Alternate racialization schemas?

Ai do believe that things other than phenotype can be nucleation sites for racialization. For example, it seems that, in our society, the quality of being Muslim – in one sense or another – constitutes such a nucleation site. This is a topic for another post, but unless we want to concede that acts like Jyllands-Posten publishing its pictures of Muhammad in 2005, or Florida pastor Terry Jones burning qurans in 2011, are somehow not racist in and of themselves, and instead only neutral acts being framed racially. Ai don’t want to make that concession, personally, especially because ai don’t think it’s necessary.

Instead, ai would point to the fact that people who would probably be identified as white based on phenotype may, as a result of their Muslim or apparently Muslim names, be subject to a form of discrimination that is generalized to others who are Muslim. It’s not just white people, either. In the United States, black Muslims, as well as black people who simply appear Muslim in some way, may be the recipients of hatred and discrimination from black Christians. This, for me, is an indication that a “kernel of Islam” (as absurd a concept as the “one drop of black blood” that determined blackness in the United States for so long, and yet no less socially real) has become the esoteric nucleation site around which a somewhat non-standard form of racialization can form – although ai would certainly be open to a semantic discussion about whether this should be called “racialization” or not. The whole thing is similar, though, to the phenomenon of anti-Semitism, a form of racism that also hinges on the capacity to identify a given body on the basis of its defining “religious” characteristic (which, of course, has little to do with “how religious” the body is).

Without even getting into a discussion of whether such an alt-racialization constitutes a kind of racialization at all, though, ai really just don’t think that the characteristic of speaking French is a similar kind of nucleation site. It’s not something upon which a racial construct can be built. Even if it could be, though, it hasn’t been – except by Québecers themselves, some of whom seem to think that others (non-Québecers) think of them (Québecers) in racial terms, rather than in cultural terms.

To be clear, ai am not saying that Québécois nationalists identify Québecers in racial terms. They don’t, or at least not as a general rule. They, instead, identify the Québécois people in terms of identity, cultural values, and other stuff. This makes sense. Considering that Québecers are, in terms of “blood”, much more obviously an amalgam of different “nations” than other populations of white people (like, compared even to places where white racist nationalism has been very popular before, like 1930s Germany, or today, like Hungary), “purity” is less a thing to mobilize around. Hell, instead, you might incorporate “mixity” into your population-fusing, nation-state-building program, like certain South American admirers of the Nazis did, coming up with their counteridea of a racially diverse “cosmic race” that is still as absurd as the Nazis’ idea of a “master race” of somehow “Aryan” character.

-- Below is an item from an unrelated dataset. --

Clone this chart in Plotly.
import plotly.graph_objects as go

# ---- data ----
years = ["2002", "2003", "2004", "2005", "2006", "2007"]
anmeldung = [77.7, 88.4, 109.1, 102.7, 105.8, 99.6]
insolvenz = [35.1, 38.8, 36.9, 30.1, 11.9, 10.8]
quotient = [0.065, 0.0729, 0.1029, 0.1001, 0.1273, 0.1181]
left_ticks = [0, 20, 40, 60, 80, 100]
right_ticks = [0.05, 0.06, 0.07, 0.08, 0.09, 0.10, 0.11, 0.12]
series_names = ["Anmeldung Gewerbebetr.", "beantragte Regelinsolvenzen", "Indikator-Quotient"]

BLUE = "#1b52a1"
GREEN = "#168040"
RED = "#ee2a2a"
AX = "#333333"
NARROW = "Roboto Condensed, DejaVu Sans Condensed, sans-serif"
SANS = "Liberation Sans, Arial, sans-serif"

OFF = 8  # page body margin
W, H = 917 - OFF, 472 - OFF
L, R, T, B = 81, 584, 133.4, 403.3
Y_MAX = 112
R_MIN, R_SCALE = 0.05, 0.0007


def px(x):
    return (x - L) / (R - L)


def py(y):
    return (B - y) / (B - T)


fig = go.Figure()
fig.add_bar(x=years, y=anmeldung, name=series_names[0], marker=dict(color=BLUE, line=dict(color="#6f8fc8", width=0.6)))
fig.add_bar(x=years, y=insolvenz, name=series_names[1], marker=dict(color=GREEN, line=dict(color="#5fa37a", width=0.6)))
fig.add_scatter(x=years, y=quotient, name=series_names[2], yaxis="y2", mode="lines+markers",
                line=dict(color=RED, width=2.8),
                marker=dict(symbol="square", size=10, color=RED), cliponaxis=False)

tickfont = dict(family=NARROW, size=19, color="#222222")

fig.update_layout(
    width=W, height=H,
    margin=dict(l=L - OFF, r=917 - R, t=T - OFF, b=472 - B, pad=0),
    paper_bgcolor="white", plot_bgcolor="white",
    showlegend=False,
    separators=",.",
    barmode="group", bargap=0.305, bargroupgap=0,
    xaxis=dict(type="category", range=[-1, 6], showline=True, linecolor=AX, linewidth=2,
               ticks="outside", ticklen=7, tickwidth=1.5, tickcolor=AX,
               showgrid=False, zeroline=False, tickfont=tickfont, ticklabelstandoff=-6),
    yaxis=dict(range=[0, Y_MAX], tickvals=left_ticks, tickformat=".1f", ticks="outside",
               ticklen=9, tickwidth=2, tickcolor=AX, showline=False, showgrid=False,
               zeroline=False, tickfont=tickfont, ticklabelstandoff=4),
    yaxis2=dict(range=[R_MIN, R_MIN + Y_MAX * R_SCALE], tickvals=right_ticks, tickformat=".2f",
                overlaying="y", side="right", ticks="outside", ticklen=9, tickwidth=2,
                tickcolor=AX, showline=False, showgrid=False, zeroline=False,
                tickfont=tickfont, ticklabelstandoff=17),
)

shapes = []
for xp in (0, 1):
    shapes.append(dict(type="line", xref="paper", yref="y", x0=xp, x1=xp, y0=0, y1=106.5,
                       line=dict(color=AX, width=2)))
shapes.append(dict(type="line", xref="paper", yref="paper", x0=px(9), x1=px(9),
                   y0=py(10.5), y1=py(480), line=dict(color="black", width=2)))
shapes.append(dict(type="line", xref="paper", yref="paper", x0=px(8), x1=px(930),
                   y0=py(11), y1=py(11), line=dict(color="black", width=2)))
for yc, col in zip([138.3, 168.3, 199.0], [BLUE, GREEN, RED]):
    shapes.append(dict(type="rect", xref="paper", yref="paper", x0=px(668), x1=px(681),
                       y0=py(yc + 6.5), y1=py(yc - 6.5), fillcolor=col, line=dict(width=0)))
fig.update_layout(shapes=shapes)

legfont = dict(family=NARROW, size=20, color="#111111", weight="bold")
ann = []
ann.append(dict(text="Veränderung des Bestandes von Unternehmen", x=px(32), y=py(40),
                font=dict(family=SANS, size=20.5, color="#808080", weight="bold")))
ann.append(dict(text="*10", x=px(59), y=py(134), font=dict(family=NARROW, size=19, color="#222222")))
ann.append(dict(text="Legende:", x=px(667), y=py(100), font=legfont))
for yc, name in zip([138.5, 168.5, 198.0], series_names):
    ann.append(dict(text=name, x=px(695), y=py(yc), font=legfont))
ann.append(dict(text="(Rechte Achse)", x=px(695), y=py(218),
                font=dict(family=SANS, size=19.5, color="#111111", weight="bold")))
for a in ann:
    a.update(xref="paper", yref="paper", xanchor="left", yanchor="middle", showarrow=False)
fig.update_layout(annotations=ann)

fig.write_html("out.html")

So we have a situation where, despite the fact that white people in other parts of Turtle Island alt-racialize certain populations (like Muslims), they don’t alt-racialize Québecers – and yet Québecers, except for the most organized fascists amongst them (like Mussolini-admiring Troisième Voie types), actually do conceive of themselves racially! Or at least some of them do, casually and perhaps unintentionally, when discussing a situation where something bad happened to someone because that unfortunate someone was a francophone.

A complicated situation

There’s always a lot to say when delving into the subject of how human populations are stratified by a wide variety of different identification mechanisms, the ways that social power is unevenly distributed between people in a way that corresponds to the ways that they can be identified, the political implications of this reality, the strategies that make sense for dealing with it, and so on and so forth. It can be confusing to talk about. It can be hard to follow the arguments of others, especially when the substance of what they are saying hinges on very small details. Therefore, the language we use to discuss these things needs to be very precise. This is as true in the specific situation of Canadian francophones as in any other.

In the specific situation of the targeting of Québecers at the G20 summit, ai am very skeptical that we should even analyze the events as a situation of systemic discrimination. At the very least, it shouldn’t be our primary mode of looking at what happened. State security agencies had spies in CLAC. They knew that people in Montréal were, at the very least, planning to come. Without any other details of the conspiracy, too, they understood that Montréal is, for better or worse, the principle producer of urban radical culture in the Canadas. In such circumstances, it was simply intelligent police work to direct lower-rung Toronto cops to target Québecers.

And, to be clear, the cops didn’t just target Québecers. Normal English-speaking folk who don’t think of themselves as Québecers and don’t want to think of themselves as Québecers (so, y’know, a lot of anglo anarchists in Montréal) also got their cars pulled over if their cars happened to have Québécois licence plates. But, of course, the police probably expected the people pulled over to have French accents, so there’s that.

Just because what happened at the G20 summit doesn’t strike me as particularly good evidence of discrimination against Québecers, ai do think that anglo chauvinism is still a thing, and white Québecers may sometimes face unfair sorts of discrimination and difficulty as a result of that. Ai think that, in many places, francophones who can’t speak English (or at least can’t speak it fluently) face a certain kind of material difficulty that is worth talking about – at least once in a while, in the appropriate venue. And even if ai didn’t think all that, ai still think it would make sense to sometimes speak of the no longer existent Canadian social order where francophones got a much smaller share of imperial and colonial superprofits (if only to analyze “the white nation” all Sakai-style).

Ai just don’t think that any of these conversations can benefit from using the word “racism” in a non-intuitive, imprecise way.

And seriously, “linguicism” is a pretty decent word!